Just got a call from the shop. They say they're gonna have to pull the rear A-arm out completely and disconnect my brake lines... :what:

Is this right?


----------



## 20v master (May 7, 2009)

warranty225cpe said:


> Just got a call from the shop. They say they're gonna have to pull the rear A-arm out completely and disconnect my brake lines... :what:
> 
> Is this right?


The brake hardline clips into little brackets all along the arm. You don't want the caliper hanging by the hardline because it will bend/break/leak. So yes, if they don't have the correct tool to change the bearing with the trailing arm (it's not really an A arm) still on the car, you have to disconnect the brake line from the caliper to remove the arm.

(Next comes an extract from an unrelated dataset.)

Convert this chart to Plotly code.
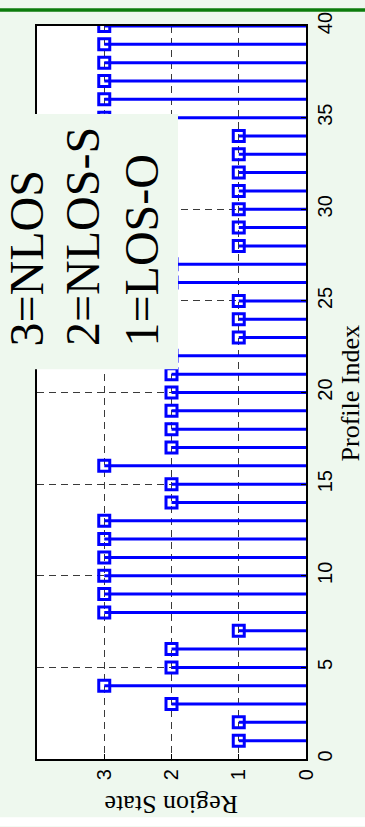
import plotly.graph_objects as go

# Region state recorded for each measurement profile
profile_index = list(range(1, 41))
region_state = [1, 1, 2, 3, 2, 2, 1, 3, 3, 3,
                3, 3, 3, 2, 2, 3, 2, 2, 2, 2,
                2, 2, 1, 1, 1, 2, 2, 1, 1, 1,
                1, 1, 1, 1, 3, 3, 3, 3, 3, 3]
state_ticks = [0, 1, 2, 3]
index_ticks = list(range(0, 41, 5))
legend_lines = ["3=NLOS", "2=NLOS-S", "1=LOS-O"]

W, H = 365, 827
ML, MR, MT, MB = 37, 59, 18, 68
PW, PH = W - ML - MR, H - MT - MB

BG = "#eef8ee"
BLUE = "#0000ff"
SANS = "Liberation Sans, Arial, sans-serif"
SERIF = "Liberation Serif, Times New Roman, serif"


def px(x):
    """pixel column -> paper x"""
    return (x - ML) / PW


def py(y):
    """pixel row -> paper y"""
    return (H - MB - y) / PH


# stems run from state 0 out to each profile's state
stem_x, stem_y = [], []
for i, s in zip(profile_index, region_state):
    stem_x += [0, s, None]
    stem_y += [i, i, None]

fig = go.Figure()
fig.add_trace(go.Scatter(x=stem_x, y=stem_y, mode="lines",
                         line=dict(color=BLUE, width=3),
                         hoverinfo="skip", showlegend=False))
fig.add_trace(go.Scatter(x=region_state, y=profile_index, mode="markers",
                         marker=dict(symbol="square-open", size=11,
                                     color=BLUE, line=dict(color=BLUE, width=3)),
                         showlegend=False))

axis_common = dict(
    showgrid=True, gridcolor="#3a3a3a", gridwidth=1, griddash="7px,5px",
    zeroline=False, showline=True, linecolor="black", linewidth=2,
    mirror=True, ticks="inside", ticklen=5, tickcolor="black",
    tickangle=-90, tickfont=dict(family=SANS, size=20, color="black"),
)

fig.update_layout(
    width=W, height=H,
    margin=dict(l=ML, r=MR, t=MT, b=MB),
    paper_bgcolor=BG, plot_bgcolor="white",
    xaxis=dict(range=[4, 0], tickvals=state_ticks, **axis_common),
    yaxis=dict(range=[0, 40], side="right", tickvals=index_ticks, **axis_common),
    shapes=[
        dict(type="rect", xref="paper", yref="paper",
             x0=px(0), x1=px(W), y0=py(3.5), y1=py(0),
             fillcolor="#0c7c0c", line=dict(width=0), layer="above"),
        dict(type="rect", xref="paper", yref="paper",
             x0=px(0), x1=px(W), y0=py(H), y1=py(818),
             fillcolor="white", line=dict(width=0), layer="above"),
        dict(type="rect", xref="paper", yref="paper",
             x0=px(0), x1=px(178), y0=py(365), y1=py(107),
             fillcolor=BG, line=dict(width=0), layer="above"),
    ],
)

# state legend text inside the box
for cx, txt in zip([26, 83, 141], legend_lines):
    fig.add_annotation(text=txt, xref="paper", yref="paper",
                       x=px(cx), y=py(344), xanchor="center", yanchor="bottom",
                       textangle=-90, showarrow=False,
                       font=dict(family=SERIF, size=48, color="black"))

# axis titles
fig.add_annotation(text="Region State", xref="paper", yref="paper",
                   x=px(171), y=py(805), xanchor="center", yanchor="middle",
                   textangle=180, showarrow=False,
                   font=dict(family=SERIF, size=26, color="black"))
fig.add_annotation(text="Profile Index", xref="paper", yref="paper",
                   x=px(350), y=py(389.5), xanchor="center", yanchor="middle",
                   textangle=-90, showarrow=False, borderpad=0,
                   font=dict(family=SERIF, size=26, color="black"))

fig.write_html("out.html")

It's not a big deal other than having to bleed the rear brakes when the job is done.


----------



## warranty225cpe (Dec 3, 2008)

20v master said:


> The brake hardline clips into little brackets all along the arm. You don't want the caliper hanging by the hardline because it will bend/break/leak. So yes, if they don't have the correct tool to change the bearing with the trailing arm (it's not really an A arm) still on the car, you have to disconnect the brake line from the caliper to remove the arm. It's not a big deal other than having to bleed the rear brakes when the job is done.


They ended up figuring it out. I refered to it as an a-arm because I didn't want to confuse people into thinking I was talking about the control arm (LCA). I realize its not an A-arm. Thanks


----------